Despite my protests, the application of the federal Bill of Rights to the states has become a key feature of the American political system.

As I said, I believe this will ultimately prove to be a net loss for liberty. When you turn to federal courts to protect your liberty from state actions, you’re playing a game of Russian roulette with five bullets loaded into your six-shooter. Despite a few minor victories here and there, federal courts almost always come out with opinions that expand government power, not protect individual liberty. And these expansions of government power become the law of the land across the entire United States. In a decentralized system, bad state court decisions only impact the people in that one state.

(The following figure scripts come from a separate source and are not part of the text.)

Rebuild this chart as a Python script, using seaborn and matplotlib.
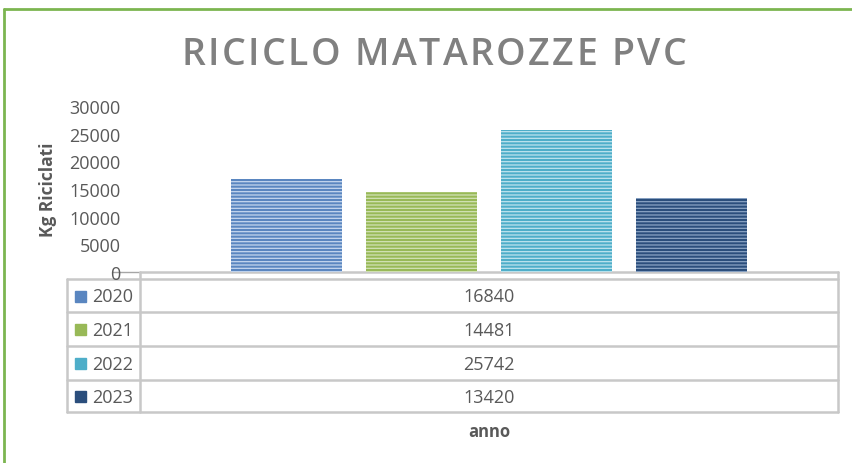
import matplotlib
matplotlib.use("Agg")
import matplotlib.pyplot as plt
import seaborn as sns
import pandas as pd
from matplotlib.font_manager import FontProperties

# data
anni = ["2020", "2021", "2022", "2023"]
kg_riciclati = [16840, 14481, 25742, 13420]
colori = ["#5a86c0", "#98b957", "#4eaec9", "#2b4e7c"]
righe = ["#c4d6ee", "#d2e2b6", "#bde4ee", "#8aa3c4"]
y_ticks = [0, 5000, 10000, 15000, 20000, 25000, 30000]
titolo = "RICICLO MATAROZZE PVC"

sns.set_theme(style="white")
plt.rcParams["font.family"] = ["Open Sans", "DejaVu Sans"]
plt.rcParams["hatch.linewidth"] = 0.9

W, H = 853, 464
fig = plt.figure(figsize=(W / 100, H / 100), dpi=100)
grigio = "#595959"


def box(x0, y0, x1, y1):
    return [x0 / W, 1 - y1 / H, (x1 - x0) / W, (y1 - y0) / H]


df = pd.DataFrame({"cat": [""] * len(anni), "anno": anni, "kg": kg_riciclati})

ax = fig.add_axes(box(140, 107, 838, 273))
sns.barplot(data=df, x="cat", y="kg", hue="anno", palette=colori, gap=0.18,
            ax=ax, legend=False, saturation=1)
for bar, c in zip(ax.patches, righe):
    bar.set_hatch("-----")
    bar.set_edgecolor(c)
    bar.set_linewidth(0)
ax.set_xlim(-0.517, 0.517)
ax.set_ylim(0, 30000)
ax.set_yticks(y_ticks)
ax.set_yticklabels([str(v) for v in y_ticks], color=grigio, fontsize=13)
ax.tick_params(axis="y", pad=14, length=0)
ax.set_xticks([])
ax.set_xlabel("")
ax.set_ylabel("")
for s in ax.spines.values():
    s.set_visible(False)
ax.patch.set_alpha(0)

# overlay in pixel space for table, labels and frame
ov = fig.add_axes([0, 0, 1, 1], zorder=-1)
ov.set_xlim(0, W)
ov.set_ylim(H, 0)
ov.axis("off")

ov.plot([4, 4], [10, H], color="#7cb550", lw=2)
ov.plot([4, W], [10, 10], color="#7cb550", lw=2)

# spaced-out title, letter by letter
renderer = fig.canvas.get_renderer()
fp = FontProperties(family="Open Sans", weight="semibold", size=27)
larg = [renderer.get_text_width_height_descent(ch, fp, ismath=False)[0]
        for ch in titolo]
spazio = (505 - sum(larg)) / (len(titolo) - 1)
x = 434 - 505 / 2
for ch, w in zip(titolo, larg):
    ov.text(x, 55, ch, ha="left", va="center", fontproperties=fp,
            color="#808080")
    x += w + spazio

ov.text(48, 190, "Kg Riciclati", ha="center", va="center", rotation=90,
        fontsize=12.5, fontweight="bold", color=grigio)
ov.text(489, 432, "anno", ha="center", va="center", fontsize=12,
        fontweight="bold", color=grigio)

lc = "#c8c8c8"
ov.plot([112, 140], [273, 273], color="#a6a6a6", lw=1)
ov.plot([140, 838], [273, 273], color=lc, lw=1.8)
row_y = [280, 313, 347, 381, 413]
for y in row_y:
    ov.plot([67, 838], [y, y], color=lc, lw=1.8)
ov.plot([67, 67], [280, 413], color=lc, lw=1.8)
ov.plot([140, 140], [273, 413], color=lc, lw=1.8)
ov.plot([838, 838], [273, 413], color=lc, lw=1.8)

for i, (a, v, c) in enumerate(zip(anni, kg_riciclati, colori)):
    yc = (row_y[i] + row_y[i + 1]) / 2
    ov.add_patch(plt.Rectangle((75, yc - 5), 11, 11, color=c))
    ov.text(92, yc + 1, a, ha="left", va="center", fontsize=13, color=grigio)
    ov.text(489, yc + 1, str(v), ha="center", va="center", fontsize=13,
            color=grigio)

fig.savefig("out.png", dpi=100)
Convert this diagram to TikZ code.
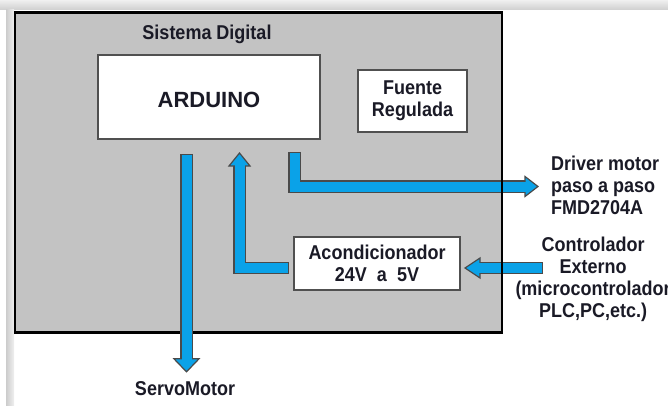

The risk isn’t worth the reward.

Essentially, the Incorporation Doctrine renders the Tenth Amendment null and void. We can have a functioning Tenth Amendment or we can have an Incorporation Doctrine. But not both. 

It’s also why here at mises.org, we are explicitly decentralist and opposed to applying the Bill of Rights to the state governments. It’s a good thing when the state constitutions have their own bills of rights, naturally. Most states do have them, and most of them are quite good. But it is both dangerous and illiberal to insist that the federal government meddle in state and local governments to change state laws and dictate to states what is “constitutional.” That was never the intent of the American constitutional system, and the very idea of incorporation destroys the original intent of the Bill of Rights, which was to limit federal law. 

Rather, the idea of the American confederation was to provide protections for liberty through competition among states, and through balancing state power against federal power. The Incorporation Doctrine, however, has greatly tipped the legal scales in favor of federal power and makes the United States far more of a consolidated state than was ever intended. If we’re serious about expanding laissez-faire and true self-determination in the United States, the Incorporation Doctrine must be abolished.